#### DATA LINES

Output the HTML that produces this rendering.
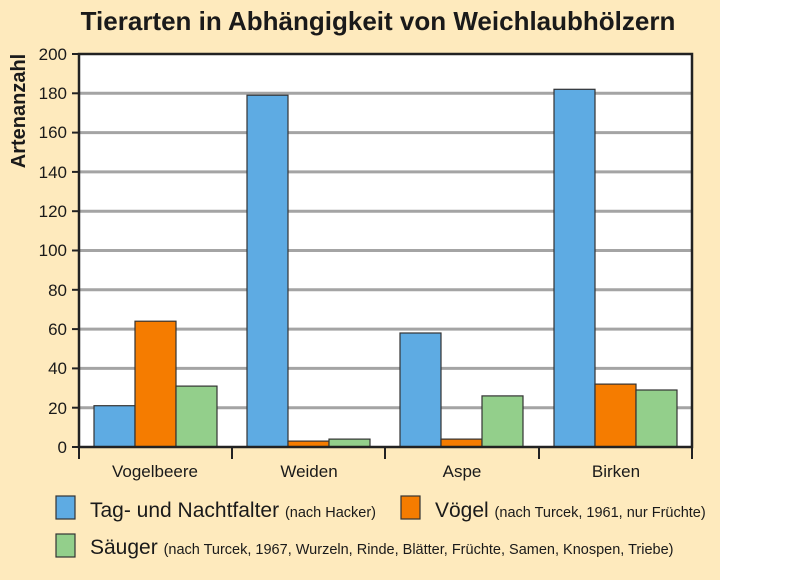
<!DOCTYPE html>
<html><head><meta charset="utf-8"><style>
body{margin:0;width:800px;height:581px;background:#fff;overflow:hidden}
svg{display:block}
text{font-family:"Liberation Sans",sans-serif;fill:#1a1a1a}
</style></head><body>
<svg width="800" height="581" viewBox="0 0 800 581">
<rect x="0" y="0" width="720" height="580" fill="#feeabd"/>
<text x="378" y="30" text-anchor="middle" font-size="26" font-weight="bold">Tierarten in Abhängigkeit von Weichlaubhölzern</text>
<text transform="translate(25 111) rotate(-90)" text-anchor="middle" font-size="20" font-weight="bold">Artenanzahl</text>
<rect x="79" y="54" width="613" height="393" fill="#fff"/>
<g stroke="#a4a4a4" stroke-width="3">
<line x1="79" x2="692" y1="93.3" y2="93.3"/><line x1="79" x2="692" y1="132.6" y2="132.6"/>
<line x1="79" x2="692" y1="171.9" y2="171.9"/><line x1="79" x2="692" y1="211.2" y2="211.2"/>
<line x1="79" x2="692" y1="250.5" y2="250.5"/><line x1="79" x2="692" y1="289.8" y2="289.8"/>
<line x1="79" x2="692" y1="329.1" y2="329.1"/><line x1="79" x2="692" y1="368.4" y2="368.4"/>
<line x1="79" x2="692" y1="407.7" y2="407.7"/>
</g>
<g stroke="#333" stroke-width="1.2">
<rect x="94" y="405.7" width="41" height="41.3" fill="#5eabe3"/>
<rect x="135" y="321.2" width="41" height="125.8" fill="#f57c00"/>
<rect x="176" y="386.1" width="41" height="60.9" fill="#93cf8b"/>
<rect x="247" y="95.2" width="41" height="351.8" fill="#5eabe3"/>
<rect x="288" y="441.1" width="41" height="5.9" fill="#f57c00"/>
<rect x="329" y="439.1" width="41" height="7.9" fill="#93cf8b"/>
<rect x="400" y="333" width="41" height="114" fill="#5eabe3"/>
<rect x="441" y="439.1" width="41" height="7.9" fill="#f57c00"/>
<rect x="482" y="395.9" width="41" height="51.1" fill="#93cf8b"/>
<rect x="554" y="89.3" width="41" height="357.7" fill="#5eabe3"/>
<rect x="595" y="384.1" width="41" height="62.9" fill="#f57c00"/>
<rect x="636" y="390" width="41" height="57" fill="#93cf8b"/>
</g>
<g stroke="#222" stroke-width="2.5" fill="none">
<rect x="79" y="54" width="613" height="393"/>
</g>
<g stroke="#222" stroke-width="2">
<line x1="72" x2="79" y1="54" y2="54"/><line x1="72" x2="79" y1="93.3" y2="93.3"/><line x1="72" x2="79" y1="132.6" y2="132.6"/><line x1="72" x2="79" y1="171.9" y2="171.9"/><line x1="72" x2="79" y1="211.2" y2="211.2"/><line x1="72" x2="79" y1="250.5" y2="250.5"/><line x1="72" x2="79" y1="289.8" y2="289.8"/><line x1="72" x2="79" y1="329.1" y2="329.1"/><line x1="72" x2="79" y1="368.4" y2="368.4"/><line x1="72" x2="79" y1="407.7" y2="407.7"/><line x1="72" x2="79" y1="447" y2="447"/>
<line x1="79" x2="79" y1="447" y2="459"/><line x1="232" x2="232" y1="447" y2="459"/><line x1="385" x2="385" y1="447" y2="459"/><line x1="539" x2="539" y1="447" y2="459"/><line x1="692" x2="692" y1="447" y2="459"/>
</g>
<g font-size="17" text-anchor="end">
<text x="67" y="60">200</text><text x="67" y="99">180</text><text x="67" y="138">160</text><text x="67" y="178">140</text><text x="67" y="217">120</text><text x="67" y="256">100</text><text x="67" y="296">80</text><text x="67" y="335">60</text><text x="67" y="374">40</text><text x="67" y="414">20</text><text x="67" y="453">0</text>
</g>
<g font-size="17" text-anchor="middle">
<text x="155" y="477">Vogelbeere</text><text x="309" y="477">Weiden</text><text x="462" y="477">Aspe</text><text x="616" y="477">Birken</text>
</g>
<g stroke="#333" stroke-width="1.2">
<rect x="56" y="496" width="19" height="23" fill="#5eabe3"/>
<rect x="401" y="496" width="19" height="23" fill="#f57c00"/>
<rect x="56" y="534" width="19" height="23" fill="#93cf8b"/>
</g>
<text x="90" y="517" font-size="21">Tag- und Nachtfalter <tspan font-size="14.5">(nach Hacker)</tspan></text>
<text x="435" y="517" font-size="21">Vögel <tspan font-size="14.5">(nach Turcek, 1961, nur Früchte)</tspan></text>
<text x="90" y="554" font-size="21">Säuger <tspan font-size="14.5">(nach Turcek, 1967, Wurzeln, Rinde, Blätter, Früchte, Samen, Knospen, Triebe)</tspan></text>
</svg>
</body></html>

########

▶ [TASK]: Without the pictures, repeat the listing above exactly.

▶ [RESULT FOR THIS TASK]:
Output the HTML that produces this rendering.
<!DOCTYPE html>
<html><head><meta charset="utf-8"><style>
body{margin:0;width:800px;height:581px;background:#fff;overflow:hidden}
svg{display:block}
text{font-family:"Liberation Sans",sans-serif;fill:#1a1a1a}
</style></head><body>
<svg width="800" height="581" viewBox="0 0 800 581">
<rect x="0" y="0" width="720" height="580" fill="#feeabd"/>
<text x="378" y="30" text-anchor="middle" font-size="26" font-weight="bold">Tierarten in Abhängigkeit von Weichlaubhölzern</text>
<text transform="translate(25 111) rotate(-90)" text-anchor="middle" font-size="20" font-weight="bold">Artenanzahl</text>
<rect x="79" y="54" width="613" height="393" fill="#fff"/>
<g stroke="#a4a4a4" stroke-width="3">
<line x1="79" x2="692" y1="93.3" y2="93.3"/><line x1="79" x2="692" y1="132.6" y2="132.6"/>
<line x1="79" x2="692" y1="171.9" y2="171.9"/><line x1="79" x2="692" y1="211.2" y2="211.2"/>
<line x1="79" x2="692" y1="250.5" y2="250.5"/><line x1="79" x2="692" y1="289.8" y2="289.8"/>
<line x1="79" x2="692" y1="329.1" y2="329.1"/><line x1="79" x2="692" y1="368.4" y2="368.4"/>
<line x1="79" x2="692" y1="407.7" y2="407.7"/>
</g>
<g stroke="#333" stroke-width="1.2">
<rect x="94" y="405.7" width="41" height="41.3" fill="#5eabe3"/>
<rect x="135" y="321.2" width="41" height="125.8" fill="#f57c00"/>
<rect x="176" y="386.1" width="41" height="60.9" fill="#93cf8b"/>
<rect x="247" y="95.2" width="41" height="351.8" fill="#5eabe3"/>
<rect x="288" y="441.1" width="41" height="5.9" fill="#f57c00"/>
<rect x="329" y="439.1" width="41" height="7.9" fill="#93cf8b"/>
<rect x="400" y="333" width="41" height="114" fill="#5eabe3"/>
<rect x="441" y="439.1" width="41" height="7.9" fill="#f57c00"/>
<rect x="482" y="395.9" width="41" height="51.1" fill="#93cf8b"/>
<rect x="554" y="89.3" width="41" height="357.7" fill="#5eabe3"/>
<rect x="595" y="384.1" width="41" height="62.9" fill="#f57c00"/>
<rect x="636" y="390" width="41" height="57" fill="#93cf8b"/>
</g>
<g stroke="#222" stroke-width="2.5" fill="none">
<rect x="79" y="54" width="613" height="393"/>
</g>
<g stroke="#222" stroke-width="2">
<line x1="72" x2="79" y1="54" y2="54"/><line x1="72" x2="79" y1="93.3" y2="93.3"/><line x1="72" x2="79" y1="132.6" y2="132.6"/><line x1="72" x2="79" y1="171.9" y2="171.9"/><line x1="72" x2="79" y1="211.2" y2="211.2"/><line x1="72" x2="79" y1="250.5" y2="250.5"/><line x1="72" x2="79" y1="289.8" y2="289.8"/><line x1="72" x2="79" y1="329.1" y2="329.1"/><line x1="72" x2="79" y1="368.4" y2="368.4"/><line x1="72" x2="79" y1="407.7" y2="407.7"/><line x1="72" x2="79" y1="447" y2="447"/>
<line x1="79" x2="79" y1="447" y2="459"/><line x1="232" x2="232" y1="447" y2="459"/><line x1="385" x2="385" y1="447" y2="459"/><line x1="539" x2="539" y1="447" y2="459"/><line x1="692" x2="692" y1="447" y2="459"/>
</g>
<g font-size="17" text-anchor="end">
<text x="67" y="60">200</text><text x="67" y="99">180</text><text x="67" y="138">160</text><text x="67" y="178">140</text><text x="67" y="217">120</text><text x="67" y="256">100</text><text x="67" y="296">80</text><text x="67" y="335">60</text><text x="67" y="374">40</text><text x="67" y="414">20</text><text x="67" y="453">0</text>
</g>
<g font-size="17" text-anchor="middle">
<text x="155" y="477">Vogelbeere</text><text x="309" y="477">Weiden</text><text x="462" y="477">Aspe</text><text x="616" y="477">Birken</text>
</g>
<g stroke="#333" stroke-width="1.2">
<rect x="56" y="496" width="19" height="23" fill="#5eabe3"/>
<rect x="401" y="496" width="19" height="23" fill="#f57c00"/>
<rect x="56" y="534" width="19" height="23" fill="#93cf8b"/>
</g>
<text x="90" y="517" font-size="21">Tag- und Nachtfalter <tspan font-size="14.5">(nach Hacker)</tspan></text>
<text x="435" y="517" font-size="21">Vögel <tspan font-size="14.5">(nach Turcek, 1961, nur Früchte)</tspan></text>
<text x="90" y="554" font-size="21">Säuger <tspan font-size="14.5">(nach Turcek, 1967, Wurzeln, Rinde, Blätter, Früchte, Samen, Knospen, Triebe)</tspan></text>
</svg>
</body></html>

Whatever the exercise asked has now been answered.